--- start STORED ROWS ---

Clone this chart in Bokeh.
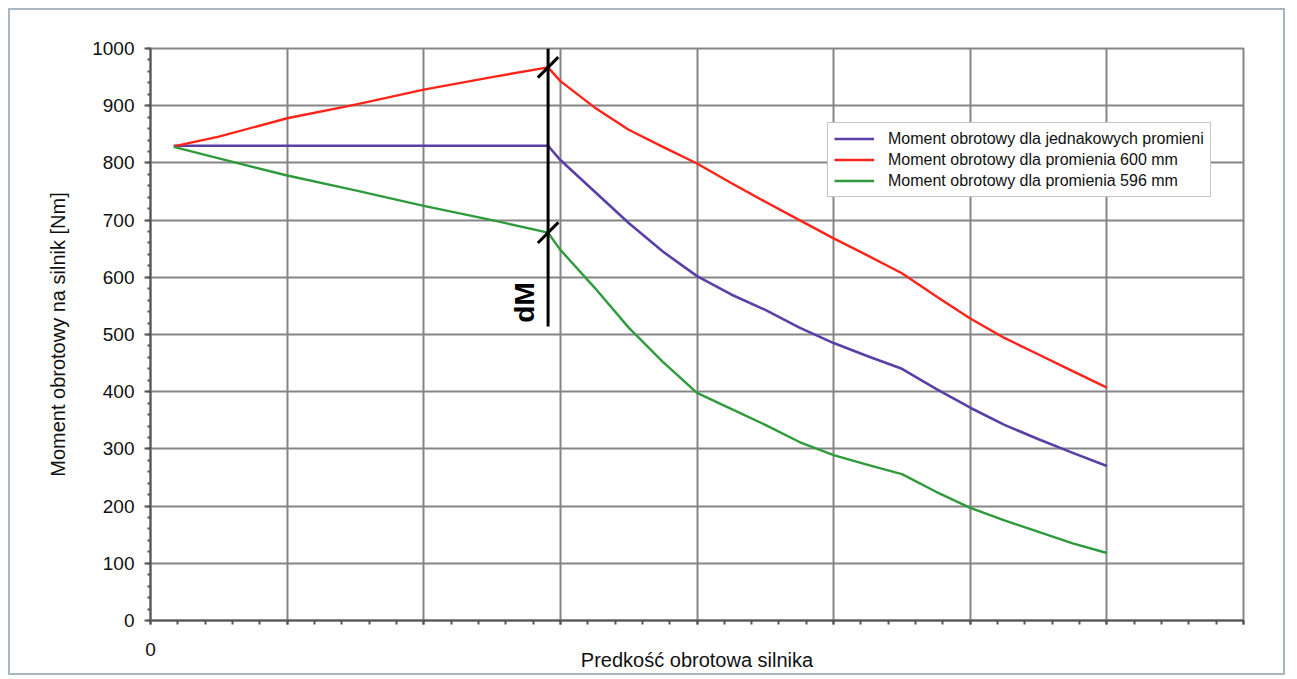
import math
from bokeh.plotting import figure
from bokeh.models import FixedTicker, Legend, LegendItem, Range1d
from bokeh.core.properties import value
from bokeh.embed import file_html
from bokeh.resources import INLINE

# ---- data (speed in grid units, torque in Nm) ----
x_equal = [0.17, 2.91, 3.0, 3.25, 3.5, 3.75, 4.0, 4.25, 4.5, 4.75, 5.0, 5.25, 5.5, 5.75, 6.0, 6.25, 6.5, 6.75, 7.0]
y_equal = [830, 830, 805, 750, 695, 645, 602, 570, 543, 512, 485, 462, 440, 405, 372, 342, 317, 293, 270]

x_600 = [0.17, 0.5, 1.0, 1.5, 2.0, 2.5, 2.91, 3.0, 3.25, 3.5, 3.75, 4.0, 4.25, 4.5, 4.75, 5.0, 5.25, 5.5, 5.75, 6.0, 6.25, 6.5, 6.75, 7.0]
y_600 = [829, 846, 878, 902, 928, 950, 967, 943, 897, 858, 828, 799, 765, 732, 700, 668, 638, 607, 567, 528, 494, 465, 436, 407]

x_596 = [0.17, 0.5, 1.0, 1.5, 2.0, 2.5, 2.91, 3.0, 3.25, 3.5, 3.75, 4.0, 4.25, 4.5, 4.75, 5.0, 5.25, 5.5, 5.75, 6.0, 6.25, 6.5, 6.75, 7.0]
y_596 = [828, 808, 778, 752, 725, 700, 678, 648, 582, 512, 452, 398, 370, 342, 312, 289, 272, 256, 225, 197, 175, 155, 135, 118]

labels = ["Moment obrotowy dla jednakowych promieni",
          "Moment obrotowy dla promienia 600 mm",
          "Moment obrotowy dla promienia 596 mm"]
colors = ["#5a3fa6", "#ff2318", "#2f9a3c"]

x_ticks = [0, 1, 2, 3, 4, 5, 6, 7, 8]
x_tick_labels = ["0", "", "", "", "", "", "", "", ""]
y_ticks = [0, 100, 200, 300, 400, 500, 600, 700, 800, 900, 1000]

break_x = 2.91
dm_line_bottom = 514
dm_text = "dM"

FONT = "Liberation Sans"

p = figure(width=1277, height=667, output_backend="svg", toolbar_location=None,
           x_range=Range1d(0, 8), y_range=Range1d(0, 1000),
           min_border_left=140, min_border_right=44, min_border_top=38, min_border_bottom=57,
           background_fill_color="white", border_fill_color="white")
p.styles = {"border": "2px solid #a9b7c3",
            "margin-left": "8px", "margin-top": "8px"}

# ticks
p.xaxis.ticker = FixedTicker(ticks=x_ticks, minor_ticks=[i * 0.2 for i in range(41)])
p.xaxis.major_label_overrides = {t: l for t, l in zip(x_ticks, x_tick_labels)}
p.yaxis.ticker = FixedTicker(ticks=y_ticks, minor_ticks=list(range(0, 1001, 20)))

for ax in (p.xaxis[0], p.yaxis[0]):
    ax.axis_line_color = "#555555"
    ax.axis_line_width = 2
    ax.major_tick_line_color = "#555555"
    ax.minor_tick_line_color = "#555555"
    ax.major_tick_line_width = 2
    ax.minor_tick_line_width = 2
    ax.major_tick_in = 0
    ax.minor_tick_in = 0
    ax.major_label_text_font = FONT
    ax.major_label_text_font_size = "19px"
    ax.major_label_text_color = "#111111"
    ax.axis_label_text_font = FONT
    ax.axis_label_text_font_size = "20px"
    ax.axis_label_text_font_style = "normal"
    ax.axis_label_text_color = "#111111"

p.xaxis.major_tick_out = 4
p.xaxis.minor_tick_out = 4
p.xaxis.major_label_standoff = 18
p.xaxis.axis_label = "Predkość obrotowa silnika"
p.xaxis.axis_label_standoff = -10

p.yaxis.major_tick_out = 6
p.yaxis.minor_tick_out = 3
p.yaxis.major_label_standoff = 10
p.yaxis.axis_label = "Moment obrotowy na silnik [Nm]"
p.yaxis.axis_label_standoff = 20

for g in (p.xgrid[0], p.ygrid[0]):
    g.grid_line_color = "#858585"
    g.grid_line_width = 2
    g.grid_line_alpha = 1
p.xgrid.ticker = FixedTicker(ticks=x_ticks)
p.ygrid.ticker = FixedTicker(ticks=y_ticks)
p.outline_line_color = "#858585"
p.outline_line_width = 2

# curves
r1 = p.line(x_equal, y_equal, line_color=colors[0], line_width=2.6, line_join="round")
r2 = p.line(x_600, y_600, line_color=colors[1], line_width=2.4, line_join="round")
r3 = p.line(x_596, y_596, line_color=colors[2], line_width=2.4, line_join="round")

# dM annotation
top_val = y_600[x_600.index(break_x)]
bot_val = y_596[x_596.index(break_x)]
p.line([break_x, break_x], [1000, dm_line_bottom], line_color="black", line_width=3)
dx, dy = 0.075, 18
p.line([break_x - dx, break_x + dx], [top_val - dy, top_val + dy], line_color="black", line_width=3)
p.line([break_x - dx, break_x + dx], [bot_val - dy, bot_val + dy], line_color="black", line_width=3)
p.text(x=[break_x - 0.17], y=[(bot_val + dm_line_bottom) / 2 - 40], text=[dm_text], angle=math.pi / 2,
       text_align="center", text_baseline="middle", text_font=value(FONT),
       text_font_size="28px", text_font_style="bold", text_color="black")

legend = Legend(items=[LegendItem(label=labels[0], renderers=[r1]),
                       LegendItem(label=labels[1], renderers=[r2]),
                       LegendItem(label=labels[2], renderers=[r3])],
                location=(677, 423), orientation="vertical")
legend.label_text_font = FONT
legend.label_text_font_size = "16px"
legend.label_text_color = "#111111"
legend.label_height = 19
legend.glyph_height = 19
legend.glyph_width = 40
legend.label_standoff = 14
legend.spacing = 2
legend.padding = 6
legend.margin = 0
legend.border_line_color = "#8a8a8a"
legend.border_line_width = 1.5
legend.background_fill_color = "white"
legend.background_fill_alpha = 1
p.add_layout(legend)

open("out.html", "w").write(file_html(p, INLINE))
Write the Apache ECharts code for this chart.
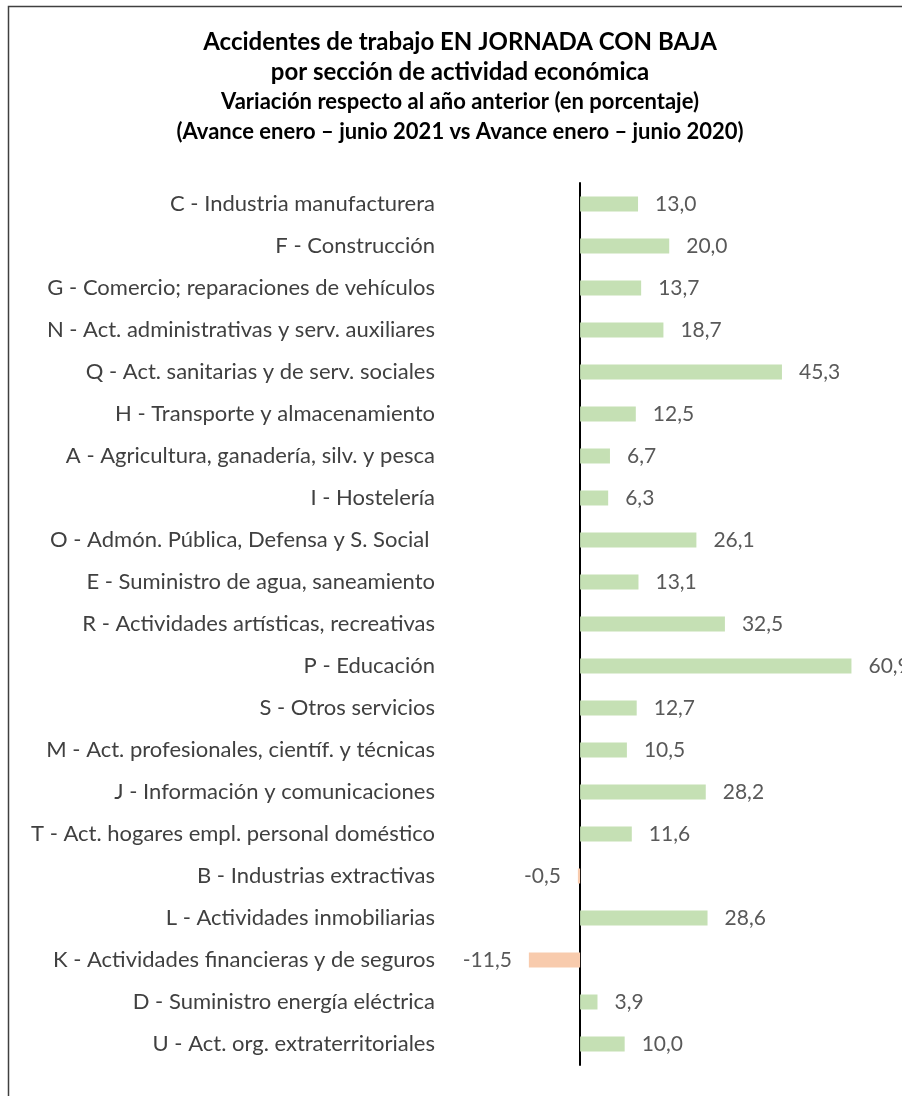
<!DOCTYPE html>
<html>
<head>
<meta charset="utf-8">
<script src="https://cdn.jsdelivr.net/npm/echarts@6/dist/echarts.min.js"></script>
<style>
  html, body { margin: 0; padding: 0; background: #fff; }
  #chart { width: 902px; height: 1096px; }
</style>
</head>
<body>
<div id="chart"></div>
<script>
// secciones de actividad (de arriba a abajo)
var categories = [
  'C - Industria manufacturera',
  'F - Construcción',
  'G - Comercio; reparaciones de vehículos',
  'N - Act. administrativas y serv. auxiliares',
  'Q - Act. sanitarias y de serv. sociales',
  'H - Transporte y almacenamiento',
  'A - Agricultura, ganadería, silv. y pesca',
  'I - Hostelería',
  'O - Admón. Pública, Defensa y S. Social ',
  'E - Suministro de agua, saneamiento',
  'R - Actividades artísticas, recreativas',
  'P - Educación',
  'S - Otros servicios',
  'M - Act. profesionales, científ. y técnicas',
  'J - Información y comunicaciones',
  'T - Act. hogares empl. personal doméstico',
  'B - Industrias extractivas',
  'L - Actividades inmobiliarias',
  'K - Actividades financieras y de seguros',
  'D - Suministro energía eléctrica',
  'U - Act. org. extraterritoriales'
];

// variación en porcentaje
var variacion = [13.0, 20.0, 13.7, 18.7, 45.3, 12.5, 6.7, 6.3, 26.1, 13.1, 32.5, 60.9, 12.7, 10.5, 28.2, 11.6, -0.5, 28.6, -11.5, 3.9, 10.0];

var titulo = ['Accidentes de trabajo EN JORNADA CON BAJA', 'por sección de actividad económica'];
var subtitulo = ['Variación respecto al año anterior (en porcentaje)', '(Avance enero – junio 2021 vs Avance enero – junio 2020)'];

var fuente = 'Lato, "Open Sans", sans-serif';

// lineas del titulo como texto grafico (centrado en x=460)
var lineasTitulo = [];
titulo.forEach(function (t, i) {
  lineasTitulo.push({
    type: 'text', x: 460, y: 42 + i * 30, silent: true,
    style: { text: t, align: 'center', verticalAlign: 'middle', font: 'bold 24px ' + fuente, fill: '#000' }
  });
});
subtitulo.forEach(function (t, i) {
  lineasTitulo.push({
    type: 'text', x: 460, y: 102 + i * 30, silent: true,
    style: { text: t, align: 'center', verticalAlign: 'middle', font: 'bold 22px ' + fuente, fill: '#000' }
  });
});

var chart = echarts.init(document.getElementById('chart'));

chart.setOption({
  animation: false,
  textStyle: { fontFamily: fuente },
  graphic: [{
    type: 'rect',
    shape: { x: 8.5, y: 6.5, width: 1000, height: 1200 },
    style: { fill: 'none', stroke: '#404040', lineWidth: 1.5 },
    silent: true
  }].concat(lineasTitulo),
  grid: { left: 491, right: 10, top: 183, height: 882, containLabel: false, outerBoundsMode: 'none' },
  xAxis: {
    type: 'value',
    min: -20,
    max: 70,
    show: false
  },
  yAxis: {
    type: 'category',
    inverse: true,
    data: categories,
    axisLine: { onZero: true, lineStyle: { color: '#000', width: 2 } },
    axisTick: { show: false },
    axisLabel: { margin: 56, fontSize: 22, color: '#404040', fontFamily: fuente }
  },
  series: [{
    type: 'bar',
    barWidth: 15,
    data: variacion.map(function (v) {
      return {
        value: v,
        itemStyle: { color: v < 0 ? '#f8cbad' : '#c5e0b4' },
        label: { position: v < 0 ? 'left' : 'right' }
      };
    }),
    label: {
      show: true,
      distance: 17,
      fontSize: 21,
      color: '#595959',
      fontFamily: fuente,
      formatter: function (p) { return p.value.toFixed(1).replace('.', ','); }
    }
  }]
});
</script>
</body>
</html>
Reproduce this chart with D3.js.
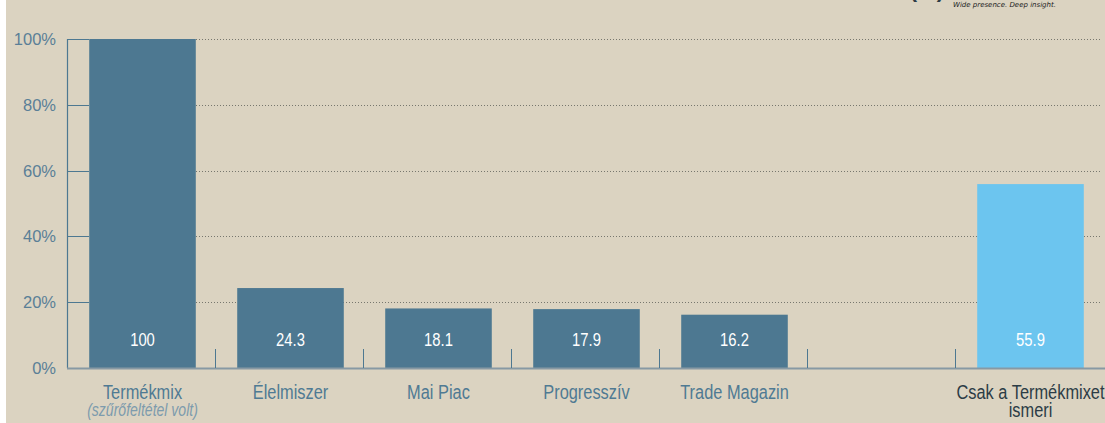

--- end STORED ROWS ---

> _WHAT YOU WILL DO_: Leave out the pictures and restate, word for word, the lines from the top of the data through the line containing "from bokeh.resources import INLINE", both included.

> _ANSWER TO THIS TASK_:
Clone this chart in Bokeh.
import math
from bokeh.plotting import figure
from bokeh.models import FixedTicker, Legend, LegendItem, Range1d
from bokeh.core.properties import value
from bokeh.embed import file_html
from bokeh.resources import INLINE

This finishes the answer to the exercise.